There is a little more to it than this. With a typical refrigerant like freon, during cooling the gas in the external heat exchanger, the refrigerant is actually condensed to a liquid. In the other heat exchanger, the refrigerant evaporates to a gas again as it removes heat from inside the refrigerator. So, the typical refrigeration cycle capitalizes on the latent heat of vaporization of the working fluid.
 
That is also the reason why the outer heat exchanger tubes are narrower in diameter so that they would be suited for the different flow of the now condensed fluid.

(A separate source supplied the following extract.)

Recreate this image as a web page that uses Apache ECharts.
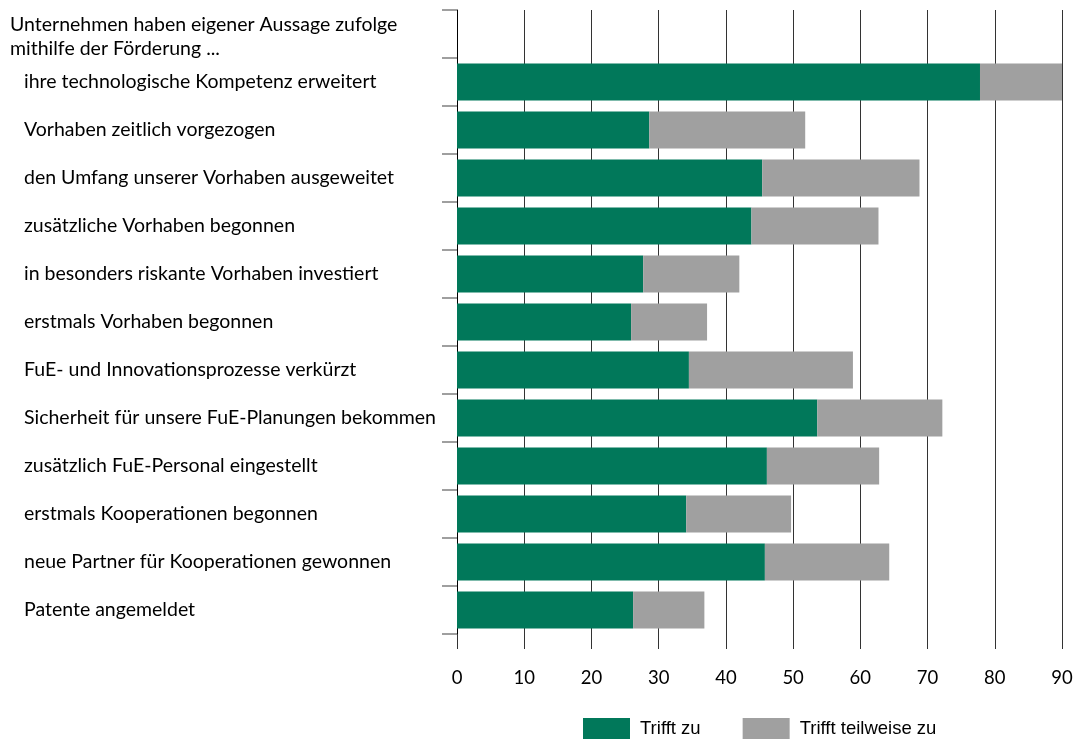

The inner ones that are into the fridge are larger and bigger in diameter.
 
so if i get what everyone is saying, Freon is compressed intro a liquid, and forced through a tube which makes it lose energy, and then it is forced again through a grate of some sort to vaporize it without heating it up, which causes it to cool down even more because the molecules are farther away from each other right?
 
Not exactly. After it is compressed, it is cooled by outside air (say at room temperature). This causes it condense at close to room temperature. Then, it is forced through a valve. The pressure on the other side of the value is much lower than on the upstream side. Also on the other side of the value is tubing that comprises the low temperature heat exchanger. The pressure in this heat exchanger is low enough to allow the refrigerant to evaporate (boil). Inside air from the refrigerator internal compartment (freezer) is being blown over the outside of the tubing, and the evaporating refrigerant removes heat from this air in order to evaporate. This causes the air within the compartment to be cooled.

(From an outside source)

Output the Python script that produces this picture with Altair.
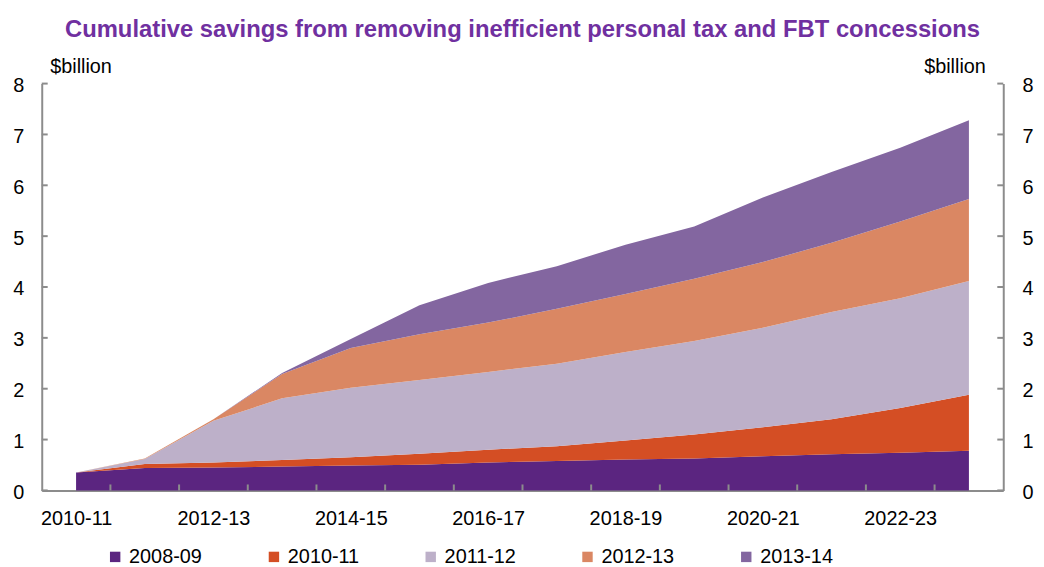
import altair as alt
import pandas as pd

years = ["2010-11", "2011-12", "2012-13", "2013-14", "2014-15", "2015-16", "2016-17",
         "2017-18", "2018-19", "2019-20", "2020-21", "2021-22", "2022-23", "2023-24"]
series = ["2008-09", "2010-11", "2011-12", "2012-13", "2013-14"]
colors = ["#5B2580", "#D44E24", "#BDB0C9", "#DA8763", "#8366A0"]

s_0809 = [0.35, 0.44, 0.45, 0.47, 0.49, 0.505, 0.55, 0.58, 0.61, 0.63, 0.67, 0.71, 0.74, 0.78]
s_1011 = [0.0, 0.08, 0.10, 0.13, 0.16, 0.215, 0.25, 0.29, 0.37, 0.47, 0.57, 0.69, 0.88, 1.10]
s_1112 = [0.0, 0.10, 0.82, 1.21, 1.37, 1.45, 1.53, 1.62, 1.74, 1.84, 1.96, 2.11, 2.16, 2.24]
s_1213 = [0.0, 0.01, 0.03, 0.48, 0.78, 0.90, 0.97, 1.08, 1.14, 1.22, 1.29, 1.36, 1.51, 1.61]
s_1314 = [0.0, 0.0, 0.0, 0.02, 0.18, 0.57, 0.78, 0.84, 0.97, 1.03, 1.27, 1.39, 1.45, 1.55]

y_ticks = [0, 1, 2, 3, 4, 5, 6, 7, 8]

rows = []
for si, (name, vals) in enumerate(zip(series, [s_0809, s_1011, s_1112, s_1213, s_1314])):
    for xi, (yr, v) in enumerate(zip(years, vals)):
        rows.append({"idx": xi, "year": yr, "series": name, "ord": si, "value": v})
df = pd.DataFrame(rows)

bounds_df = pd.DataFrame({"b": [i + 0.5 for i in range(len(years) - 1)]})
yt_df = pd.DataFrame({"v": y_ticks})

W, H = 969, 410
FONT = "Liberation Sans"
AX = "#8c8c8c"

label_expr = "[" + ",".join(f"'{y}'" for y in years) + "][datum.value]"

def x_enc(field):
    return alt.X(field, scale=alt.Scale(domain=[-0.5, len(years) - 0.5], nice=False, zero=False),
                 axis=alt.Axis(values=list(range(0, len(years), 2)), labelExpr=label_expr,
                               ticks=False, tickSize=0, domainColor=AX, domainWidth=2,
                               labelFontSize=20, labelPadding=18, grid=False, title=None,
                               labelColor="black", labelFont=FONT))

yscale = alt.Scale(domain=[0, 8], nice=False, zero=True)

area = alt.Chart(df).mark_area(interpolate="linear", opacity=1).encode(
    x=x_enc("idx:Q"),
    y=alt.Y("value:Q", stack="zero", scale=yscale,
            axis=alt.Axis(orient="left", values=y_ticks, ticks=False, tickSize=0,
                          domainColor=AX, domainWidth=2, labelFontSize=20, labelPadding=18,
                          labelOffset=2,
                          labelColor="black", labelFont=FONT, grid=False,
                          title="$billion", titleAngle=0, titleX=8, titleY=-11,
                          titleAlign="left", titleBaseline="alphabetic",
                          titleFontWeight="normal", titleFontSize=20, titleFont=FONT,
                          titleColor="black")),
    color=alt.Color("series:N", scale=alt.Scale(domain=series, range=colors),
                    legend=alt.Legend(orient="none", legendX=64, legendY=467,
                                      direction="horizontal", title=None,
                                      symbolType="square", symbolSize=110,
                                      symbolStrokeWidth=0, labelFontSize=20,
                                      labelFont=FONT, labelColor="black",
                                      labelOffset=4, columnPadding=62)),
    order=alt.Order("ord:Q", sort="ascending"),
)

x_ticks = alt.Chart(bounds_df).mark_rule(color=AX, strokeWidth=2).encode(
    x=x_enc("b:Q"),
    y=alt.value(H),
    y2=alt.value(H - 6),
)

left_ticks = alt.Chart(yt_df).mark_rule(color=AX, strokeWidth=2).encode(
    y=alt.Y("v:Q", scale=yscale, axis=None),
    x=alt.value(0),
    x2=alt.value(6),
)

right_ticks = alt.Chart(yt_df).mark_rule(color=AX, strokeWidth=2).encode(
    y=alt.Y("v:Q", scale=yscale,
            axis=alt.Axis(orient="right", values=y_ticks, ticks=False, tickSize=0,
                          domainColor=AX, domainWidth=2, labelFontSize=20, labelPadding=19,
                          labelOffset=2,
                          labelColor="black", labelFont=FONT, grid=False,
                          title="$billion", titleAngle=0, titleX=-18, titleY=-11,
                          titleAlign="right", titleBaseline="alphabetic",
                          titleFontWeight="normal", titleFontSize=20, titleFont=FONT,
                          titleColor="black")),
    x=alt.value(W - 6),
    x2=alt.value(W),
)

chart = alt.layer(area, x_ticks, left_ticks, right_ticks).resolve_axis(
    y="independent"
).properties(
    width=W, height=H,
    title=alt.TitleParams(
        "Cumulative savings from removing inefficient personal tax and FBT concessions",
        font=FONT, fontSize=24, fontWeight="bold", color="#7030A0",
        anchor="middle", frame="group", baseline="alphabetic", offset=-4),
    autosize="none",
    padding={"left": 34, "top": 74, "right": 33, "bottom": 75},
).configure_view(stroke=None)

chart.save("out.html", embed_options={"renderer": "svg", "actions": False})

It's pretty much the same as a home air conditioner. Outside your house is a compressor to compress the refrigerant vapor, followed by a finned heat exchanger to condense the refrigerant. There is then a tube that carries the condensed refrigerant inside your house, usually to the basement where there is an evaporator in the combination heater/ air conditioner. House air is being blown over the evaporator tubing as it flows through the ductwork. This causes the refrigerant to evaporate and cools the house air. After the evaporator, there is a tube that takes the refrigerant back outside to the compressor.
 
Chestermiller described the process in detail but in overall there are two radiators , one which gets cold during the process and attracts hot air and the other one which gets hot during the process and a fan blows away the hot air to cool it down.In smaller applications the second radiator is without a fan, just once the coolant has finished it's way through it it has already lost most of the heat that it transported from the first one.